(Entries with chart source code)
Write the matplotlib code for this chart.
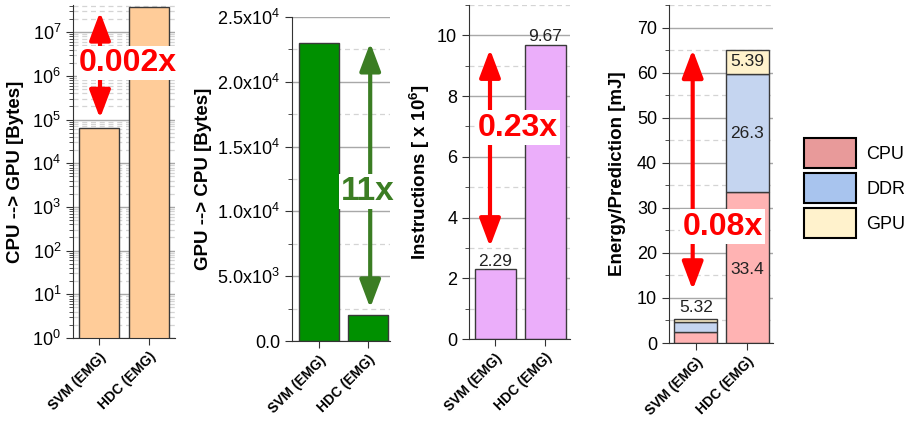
import numpy as np
import matplotlib
matplotlib.use('Agg')
import matplotlib.pyplot as plt
from matplotlib.patches import Patch
from matplotlib.ticker import MultipleLocator, LogLocator, NullFormatter

plt.rcParams['font.family'] = ['Liberation Sans', 'DejaVu Sans']
plt.rcParams['mathtext.fontset'] = 'custom'
plt.rcParams['mathtext.rm'] = 'Liberation Sans'
plt.rcParams['mathtext.bf'] = 'Liberation Sans:bold'
plt.rcParams['mathtext.it'] = 'Liberation Sans:italic'

models = ['SVM (EMG)', 'HDC (EMG)']
cpu_to_gpu = [6.3e4, 3.7e7]
gpu_to_cpu = [2.3e4, 2.0e3]
instructions = [2.29, 9.67]
energy_cpu = [2.45, 33.4]
energy_ddr = [2.25, 26.3]
energy_gpu = [0.62, 5.39]
energy_total = [5.32, 65.09]

W, H = 907, 422
fig = plt.figure(figsize=(W / 100, H / 100), dpi=100)

def box(l, r, t, b):
    return [l / W, (H - b) / H, (r - l) / W, (b - t) / H]

ax1 = fig.add_axes(box(73, 175, 5, 338))
ax2 = fig.add_axes(box(292, 390, 17, 341))
ax3 = fig.add_axes(box(469, 570, 5, 339))
ax4 = fig.add_axes(box(669, 773, 5, 343))

x = np.arange(len(models))
edge = '#3a3a3a'
lab_fs = 13.5

def style(ax):
    ax.spines['top'].set_visible(False)
    ax.spines['right'].set_visible(False)
    ax.spines['left'].set_color('#333333')
    ax.spines['bottom'].set_color('#333333')
    ax.set_axisbelow(True)
    ax.grid(True, which='major', axis='y', color='#a8a8a8', lw=1.0, ls='-')
    ax.grid(True, which='minor', axis='y', color='#d4d4d4', lw=0.9, ls=(0, (4, 3)))
    ax.tick_params(axis='y', which='major', direction='out', length=5, labelsize=13, color='#333333')
    ax.tick_params(axis='y', which='minor', direction='out', length=3, color='#333333')
    ax.tick_params(axis='x', direction='out', length=5, color='#333333')
    ax.set_xticks(x)
    ax.set_xticklabels(models, rotation=45, ha='right', rotation_mode='anchor',
                       fontsize=10, fontweight='bold')

def arrow(ax, xa, y0, y1, color):
    ax.annotate('', xy=(xa, y1), xytext=(xa, y0),
                arrowprops=dict(arrowstyle='<|-|>,head_length=0.85,head_width=0.32',
                                color=color, lw=3, mutation_scale=20,
                                shrinkA=0, shrinkB=0))

def ratio(ax, xt, yt, s, color, size=23):
    ax.text(xt, yt, s, color=color, fontsize=size, fontweight='bold',
            ha='center', va='center',
            bbox=dict(facecolor='white', edgecolor='none', pad=1.5))

# panel 1
ax1.set_yscale('log')
ax1.bar(x, cpu_to_gpu, width=0.8, color='#ffcc99', edgecolor=edge, lw=1)
ax1.set_ylim(1, 4.2e7)
ax1.set_xlim(-0.52, 1.52)
ax1.yaxis.set_major_locator(LogLocator(base=10, numticks=10))
ax1.yaxis.set_minor_locator(LogLocator(base=10, subs=np.arange(2, 10), numticks=20))
ax1.yaxis.set_minor_formatter(NullFormatter())
style(ax1)
ax1.set_ylabel('CPU --> GPU [Bytes]', fontsize=lab_fs, fontweight='bold')
ax1.yaxis.set_label_coords(-0.48, 0.5)
arrow(ax1, 0.02, 1.07e5, 2.9e7, 'red')
ratio(ax1, 0.58, 1.96e6, '0.002x', 'red')

# panel 2
ax2.bar(x, gpu_to_cpu, width=0.8, color='#009000', edgecolor=edge, lw=1)
ax2.set_ylim(0, 2.5e4)
ax2.set_xlim(-0.54, 1.44)
ax2.yaxis.set_minor_locator(MultipleLocator(2500))
style(ax2)
ax2.set_yticks([0, 5000, 10000, 15000, 20000, 25000])
ax2.set_yticklabels(['0.0', '5.0x10$^3$', '1.0x10$^4$', '1.5x10$^4$', '2.0x10$^4$', '2.5x10$^4$'])
ax2.set_ylabel('GPU --> CPU [Bytes]', fontsize=lab_fs, fontweight='bold')
ax2.yaxis.set_label_coords(-0.82, 0.5)
arrow(ax2, 1.04, 2550, 2.3e4, '#3b7d23')
ratio(ax2, 1.0, 11500, '11x', '#3b7d23', size=24)

# panel 3
ax3.bar(x, instructions, width=0.82, color='#ebaefa', edgecolor=edge, lw=1)
ax3.set_ylim(0, 11)
ax3.set_xlim(-0.52, 1.5)
ax3.yaxis.set_major_locator(MultipleLocator(2))
ax3.yaxis.set_minor_locator(MultipleLocator(1))
style(ax3)
ax3.set_ylabel(r'Instructions [ x 10$^\mathbf{6}$]', fontsize=lab_fs, fontweight='bold')
ax3.yaxis.set_label_coords(-0.37, 0.5)
for xi, v in zip(x, instructions):
    ax3.text(xi, v + 0.03, f'{v:.2f}', ha='center', va='bottom', fontsize=12.5, color='#222222')
arrow(ax3, -0.1, 3.04, 9.54, 'red')
ratio(ax3, 0.46, 6.96, '0.23x', 'red')

# panel 4
c_cpu, c_ddr, c_gpu = '#ffb3b3', '#c5d5f0', '#fff2cc'
ax4.bar(x, energy_cpu, width=0.84, color=c_cpu, edgecolor=edge, lw=1)
ax4.bar(x, energy_ddr, width=0.84, bottom=energy_cpu, color=c_ddr, edgecolor=edge, lw=1)
bot = np.array(energy_cpu) + np.array(energy_ddr)
ax4.bar(x, energy_gpu, width=0.84, bottom=bot, color=c_gpu, edgecolor=edge, lw=1)
ax4.set_ylim(0, 75)
ax4.set_xlim(-0.52, 1.5)
ax4.yaxis.set_major_locator(MultipleLocator(10))
ax4.yaxis.set_minor_locator(MultipleLocator(5))
style(ax4)
ax4.set_ylabel('Energy/Prediction [mJ]', fontsize=lab_fs, fontweight='bold')
ax4.yaxis.set_label_coords(-0.41, 0.5)
ax4.text(0, energy_total[0] + 1, f'{energy_total[0]:.2f}', ha='center', va='bottom', fontsize=12.5, color='#222222')
ax4.text(1, energy_cpu[1] - 17, f'{energy_cpu[1]:.1f}', ha='center', va='center', fontsize=12.5, color='#222222')
ax4.text(1, energy_cpu[1] + energy_ddr[1] / 2, f'{energy_ddr[1]:.1f}', ha='center', va='center', fontsize=12.5, color='#222222')
ax4.text(1, bot[1] + energy_gpu[1] / 2, f'{energy_gpu[1]:.2f}', ha='center', va='center', fontsize=12.5, color='#222222')
arrow(ax4, -0.06, 11.8, 65.1, 'red')
ratio(ax4, 0.52, 25.8, '0.08x', 'red', size=23)

handles = [Patch(facecolor='#e89a9a', edgecolor='black', lw=1.5, label='CPU'),
           Patch(facecolor='#a8c4ee', edgecolor='black', lw=1.5, label='DDR'),
           Patch(facecolor='#fff2cc', edgecolor='black', lw=1.5, label='GPU')]
fig.legend(handles=handles, loc='center left', bbox_to_anchor=(804 / W, (H - 188) / H),
           frameon=False, fontsize=13, handlelength=2.9, handleheight=2.15,
           labelspacing=0.3, handletextpad=0.55, borderaxespad=0, borderpad=0)

fig.savefig('out.png', dpi=100)
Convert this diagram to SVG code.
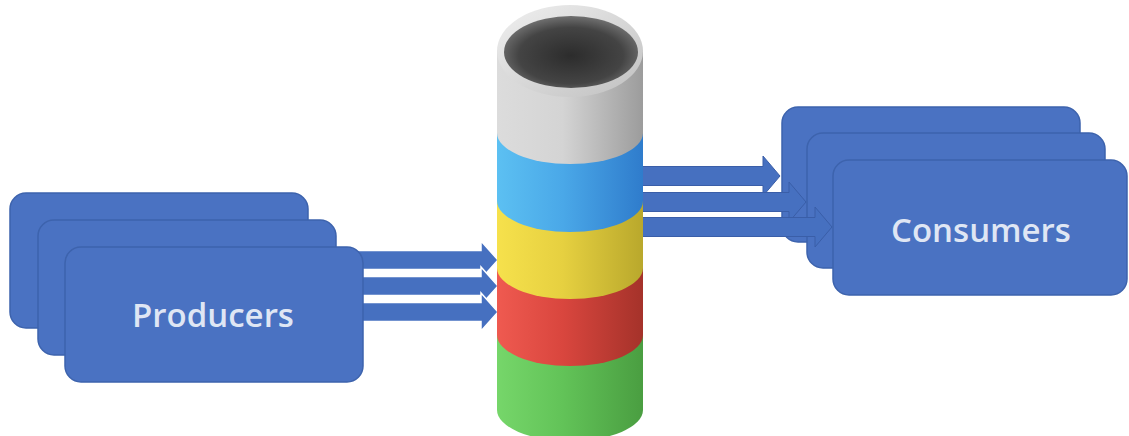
<svg xmlns="http://www.w3.org/2000/svg" width="1129" height="436" viewBox="0 0 1129 436">
  <defs>
    <linearGradient id="gGray" x1="0" y1="0" x2="1" y2="0">
      <stop offset="0" stop-color="#dcdcdc"/>
      <stop offset="0.45" stop-color="#d4d4d4"/>
      <stop offset="1" stop-color="#9c9c9c"/>
    </linearGradient>
    <linearGradient id="gBlue" x1="0" y1="0" x2="1" y2="0">
      <stop offset="0" stop-color="#5cc0f2"/>
      <stop offset="0.45" stop-color="#4aa8e8"/>
      <stop offset="1" stop-color="#2f7ccc"/>
    </linearGradient>
    <linearGradient id="gYellow" x1="0" y1="0" x2="1" y2="0">
      <stop offset="0" stop-color="#f6e14c"/>
      <stop offset="0.45" stop-color="#e6d040"/>
      <stop offset="1" stop-color="#b9a82c"/>
    </linearGradient>
    <linearGradient id="gRed" x1="0" y1="0" x2="1" y2="0">
      <stop offset="0" stop-color="#ef5a50"/>
      <stop offset="0.45" stop-color="#d9463e"/>
      <stop offset="1" stop-color="#a5322a"/>
    </linearGradient>
    <linearGradient id="gGreen" x1="0" y1="0" x2="1" y2="0">
      <stop offset="0" stop-color="#76d66a"/>
      <stop offset="0.45" stop-color="#62c358"/>
      <stop offset="1" stop-color="#4a9e41"/>
    </linearGradient>
    <linearGradient id="gRim" x1="0" y1="0" x2="1" y2="1">
      <stop offset="0" stop-color="#f0f0f0"/>
      <stop offset="1" stop-color="#c0c0c0"/>
    </linearGradient>
    <radialGradient id="gHole" cx="0.5" cy="0.55" r="0.6">
      <stop offset="0" stop-color="#2c2c2c"/>
      <stop offset="0.65" stop-color="#444444"/>
      <stop offset="1" stop-color="#7e7e7e"/>
    </radialGradient>
    <style>
      .box { fill: #4a72c2; stroke: #3d63ad; stroke-width: 1.5; }
      .label { font-family: "Open Sans", "Liberation Sans", sans-serif; font-size: 33px; font-weight: 600; fill: #dfe6f4; text-anchor: middle; }
      .arrow { fill: #4670c0; stroke: #ffffff; stroke-width: 1.5; stroke-linejoin: miter; }
      .arrow.out { stroke: #3a5ea8; stroke-width: 1; }
    </style>
  </defs>

  <rect width="1129" height="436" fill="#ffffff"/>

  <g id="consumers">
    <rect class="box" x="782" y="107" width="298" height="135" rx="16"/>
    <rect class="box" x="807" y="133" width="298" height="135" rx="16"/>
    <rect class="box" x="833" y="160" width="294" height="135" rx="16"/>
    <text class="label" x="981" y="242">Consumers</text>
  </g>

  <g id="connectors">
    <!-- outgoing: tails hidden behind the cylinder, heads over the consumer cards -->
    <path class="arrow out" d="M630 166.5 L763 166.5 L763 156 L780 176 L763 196 L763 185.5 L630 185.5 Z"/>
    <path class="arrow out" d="M630 192.5 L789 192.5 L789 182 L806 202 L789 222 L789 211.5 L630 211.5 Z"/>
    <path class="arrow out" d="M630 217.5 L815 217.5 L815 207 L832 227 L815 247 L815 236.5 L630 236.5 Z"/>
    <!-- incoming: tails hidden behind the front producer card -->
    <path class="arrow" d="M355 250.5 L481 250.5 L481 241 L498 260 L481 279 L481 269.5 L355 269.5 Z"/>
    <path class="arrow" d="M355 276.5 L481 276.5 L481 267 L498 286 L481 305 L481 295.5 L355 295.5 Z"/>
    <path class="arrow" d="M355 302.5 L481 302.5 L481 293 L498 312 L481 331 L481 321.5 L355 321.5 Z"/>
  </g>

  <!-- topic cylinder, stacked segments drawn bottom-up -->
  <g id="topic">
    <path fill="url(#gGreen)" d="M497 335 L497 410 A73 31 0 0 0 643 410 L643 335 Z"/>
    <path fill="url(#gRed)" d="M497 268 L497 335 A73 31 0 0 0 643 335 L643 268 Z"/>
    <path fill="url(#gYellow)" d="M497 201 L497 268 A73 31 0 0 0 643 268 L643 201 Z"/>
    <path fill="url(#gBlue)" d="M497 133 L497 201 A73 31 0 0 0 643 201 L643 133 Z"/>
    <path fill="url(#gGray)" d="M497 50 L497 133 A73 31 0 0 0 643 133 L643 50 Z"/>
    <ellipse cx="570" cy="51" rx="73" ry="46" fill="url(#gRim)"/>
    <ellipse cx="571" cy="52" rx="67" ry="36" fill="url(#gHole)"/>
  </g>

  <g id="producers">
    <rect class="box" x="10" y="193" width="298" height="135" rx="16"/>
    <rect class="box" x="38" y="220" width="298" height="135" rx="16"/>
    <rect class="box" x="65" y="247" width="298" height="135" rx="16"/>
    <text class="label" x="213" y="327">Producers</text>
  </g>
</svg>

> **STATED TASK**: Take the records above from their first line through the line with "plt.rcParams['mathtext.it'] = 'Liberation" and set those lines down word for word, minus the pictures.

> **RESPONSE FOR THIS EXERCISE**:
Write the matplotlib code for this chart.
import numpy as np
import matplotlib
matplotlib.use('Agg')
import matplotlib.pyplot as plt
from matplotlib.patches import Patch
from matplotlib.ticker import MultipleLocator, LogLocator, NullFormatter

plt.rcParams['font.family'] = ['Liberation Sans', 'DejaVu Sans']
plt.rcParams['mathtext.fontset'] = 'custom'
plt.rcParams['mathtext.rm'] = 'Liberation Sans'
plt.rcParams['mathtext.bf'] = 'Liberation Sans:bold'
plt.rcParams['mathtext.it'] = 'Liberation Sans:italic'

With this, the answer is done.